## TASK REQUIREMENTS
Set down each record below precisely, skipping the pictures.

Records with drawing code
★ ★ ★

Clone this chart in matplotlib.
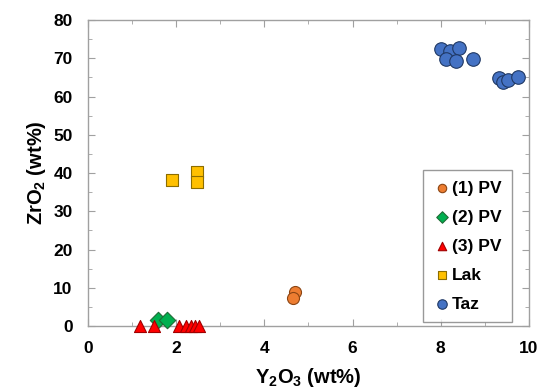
import matplotlib.pyplot as plt
from matplotlib.ticker import MultipleLocator

plt.rcParams['font.family'] = ['Liberation Sans', 'DejaVu Sans']
plt.rcParams['mathtext.fontset'] = 'custom'
plt.rcParams['mathtext.rm'] = 'Liberation Sans'
plt.rcParams['mathtext.bf'] = 'Liberation Sans:bold'

# Y2O3 / ZrO2 (wt%) per group
pv1_y2o3 = [4.70, 4.65]
pv1_zro2 = [8.8, 7.3]
pv2_y2o3 = [1.60, 1.80]
pv2_zro2 = [1.7, 1.5]
pv3_y2o3 = [1.18, 1.49, 2.07, 2.22, 2.33, 2.44, 2.52]
pv3_zro2 = [0, 0, 0, 0, 0, 0, 0]
lak_y2o3 = [1.90, 2.47, 2.47]
lak_zro2 = [38.3, 40.2, 37.6]
taz_y2o3 = [8.00, 8.20, 8.42, 8.12, 8.35, 8.72, 9.32, 9.42, 9.53, 9.76]
taz_zro2 = [72.3, 71.9, 72.6, 69.8, 69.3, 69.7, 64.8, 63.9, 64.3, 65.0]

fig = plt.figure(figsize=(5.42, 3.92), dpi=100)
ax = fig.add_axes([0.162, 0.168, 0.814, 0.781])

ax.scatter(pv1_y2o3, pv1_zro2, s=75, marker='o', color='#ED7D31', edgecolor='#8B4513',
           linewidth=0.8, label='(1) PV', zorder=3, clip_on=False)
ax.scatter(pv2_y2o3, pv2_zro2, s=70, marker='D', color='#00B050', edgecolor='#1E6B35',
           linewidth=0.8, label='(2) PV', zorder=3, clip_on=False)
ax.scatter(pv3_y2o3, pv3_zro2, s=75, marker='^', color='#FF0000', edgecolor='#A00000',
           linewidth=0.8, label='(3) PV', zorder=3, clip_on=False)
ax.scatter(lak_y2o3, lak_zro2, s=80, marker='s', color='#FFC000', edgecolor='#8C6D00',
           linewidth=0.8, label='Lak', zorder=3)
ax.scatter(taz_y2o3, taz_zro2, s=95, marker='o', color='#4472C4', edgecolor='#1F3864',
           linewidth=0.8, label='Taz', zorder=3)

ax.set_xlim(0, 10)
ax.set_ylim(0, 80)
ax.xaxis.set_major_locator(MultipleLocator(2))
ax.xaxis.set_minor_locator(MultipleLocator(1))
ax.yaxis.set_major_locator(MultipleLocator(10))
ax.yaxis.set_minor_locator(MultipleLocator(5))
ax.tick_params(which='both', direction='in', top=True, right=True, color='#A0A0A0',
               labelsize=12.5, pad=11)
ax.tick_params(which='major', length=5)
ax.tick_params(which='minor', length=3)
for t in ax.get_xticklabels() + ax.get_yticklabels():
    t.set_fontweight('bold')
for sp in ax.spines.values():
    sp.set_color('#A0A0A0')
    sp.set_linewidth(1.0)

ax.set_xlabel('Y$_\\mathbf{2}$O$_\\mathbf{3}$ (wt%)', fontsize=14.5, fontweight='bold', labelpad=7)
ax.set_ylabel('ZrO$_\\mathbf{2}$ (wt%)', fontsize=14.5, fontweight='bold', labelpad=4)

leg = ax.legend(loc='lower right', bbox_to_anchor=(0.962, 0.013), borderaxespad=0,
                fancybox=False, edgecolor='#808080', markerscale=0.7, handlelength=1.0,
                handletextpad=0.1, labelspacing=0.8, borderpad=0.6,
                prop={'weight': 'bold', 'size': 12.5})
leg.get_frame().set_linewidth(1.0)

fig.savefig('out.png', dpi=100)
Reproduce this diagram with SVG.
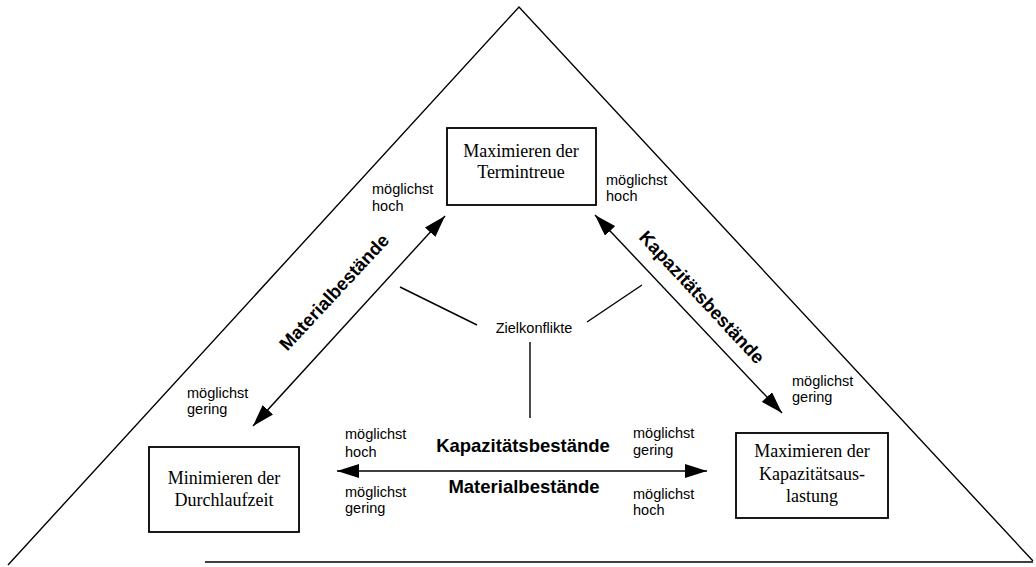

★ ★ ★

## RESPONSE TO THIS EXERCISE
Clone this chart in matplotlib.
import matplotlib.pyplot as plt
from matplotlib.ticker import MultipleLocator

plt.rcParams['font.family'] = ['Liberation Sans', 'DejaVu Sans']
plt.rcParams['mathtext.fontset'] = 'custom'
plt.rcParams['mathtext.rm'] = 'Liberation Sans'
plt.rcParams['mathtext.bf'] = 'Liberation Sans:bold'

# Y2O3 / ZrO2 (wt%) per group
pv1_y2o3 = [4.70, 4.65]
pv1_zro2 = [8.8, 7.3]
pv2_y2o3 = [1.60, 1.80]
pv2_zro2 = [1.7, 1.5]
pv3_y2o3 = [1.18, 1.49, 2.07, 2.22, 2.33, 2.44, 2.52]
pv3_zro2 = [0, 0, 0, 0, 0, 0, 0]
lak_y2o3 = [1.90, 2.47, 2.47]
lak_zro2 = [38.3, 40.2, 37.6]
taz_y2o3 = [8.00, 8.20, 8.42, 8.12, 8.35, 8.72, 9.32, 9.42, 9.53, 9.76]
taz_zro2 = [72.3, 71.9, 72.6, 69.8, 69.3, 69.7, 64.8, 63.9, 64.3, 65.0]

fig = plt.figure(figsize=(5.42, 3.92), dpi=100)
ax = fig.add_axes([0.162, 0.168, 0.814, 0.781])

ax.scatter(pv1_y2o3, pv1_zro2, s=75, marker='o', color='#ED7D31', edgecolor='#8B4513',
           linewidth=0.8, label='(1) PV', zorder=3, clip_on=False)
ax.scatter(pv2_y2o3, pv2_zro2, s=70, marker='D', color='#00B050', edgecolor='#1E6B35',
           linewidth=0.8, label='(2) PV', zorder=3, clip_on=False)
ax.scatter(pv3_y2o3, pv3_zro2, s=75, marker='^', color='#FF0000', edgecolor='#A00000',
           linewidth=0.8, label='(3) PV', zorder=3, clip_on=False)
ax.scatter(lak_y2o3, lak_zro2, s=80, marker='s', color='#FFC000', edgecolor='#8C6D00',
           linewidth=0.8, label='Lak', zorder=3)
ax.scatter(taz_y2o3, taz_zro2, s=95, marker='o', color='#4472C4', edgecolor='#1F3864',
           linewidth=0.8, label='Taz', zorder=3)

ax.set_xlim(0, 10)
ax.set_ylim(0, 80)
ax.xaxis.set_major_locator(MultipleLocator(2))
ax.xaxis.set_minor_locator(MultipleLocator(1))
ax.yaxis.set_major_locator(MultipleLocator(10))
ax.yaxis.set_minor_locator(MultipleLocator(5))
ax.tick_params(which='both', direction='in', top=True, right=True, color='#A0A0A0',
               labelsize=12.5, pad=11)
ax.tick_params(which='major', length=5)
ax.tick_params(which='minor', length=3)
for t in ax.get_xticklabels() + ax.get_yticklabels():
    t.set_fontweight('bold')
for sp in ax.spines.values():
    sp.set_color('#A0A0A0')
    sp.set_linewidth(1.0)

ax.set_xlabel('Y$_\\mathbf{2}$O$_\\mathbf{3}$ (wt%)', fontsize=14.5, fontweight='bold', labelpad=7)
ax.set_ylabel('ZrO$_\\mathbf{2}$ (wt%)', fontsize=14.5, fontweight='bold', labelpad=4)

leg = ax.legend(loc='lower right', bbox_to_anchor=(0.962, 0.013), borderaxespad=0,
                fancybox=False, edgecolor='#808080', markerscale=0.7, handlelength=1.0,
                handletextpad=0.1, labelspacing=0.8, borderpad=0.6,
                prop={'weight': 'bold', 'size': 12.5})
leg.get_frame().set_linewidth(1.0)

fig.savefig('out.png', dpi=100)
Reproduce this diagram with SVG.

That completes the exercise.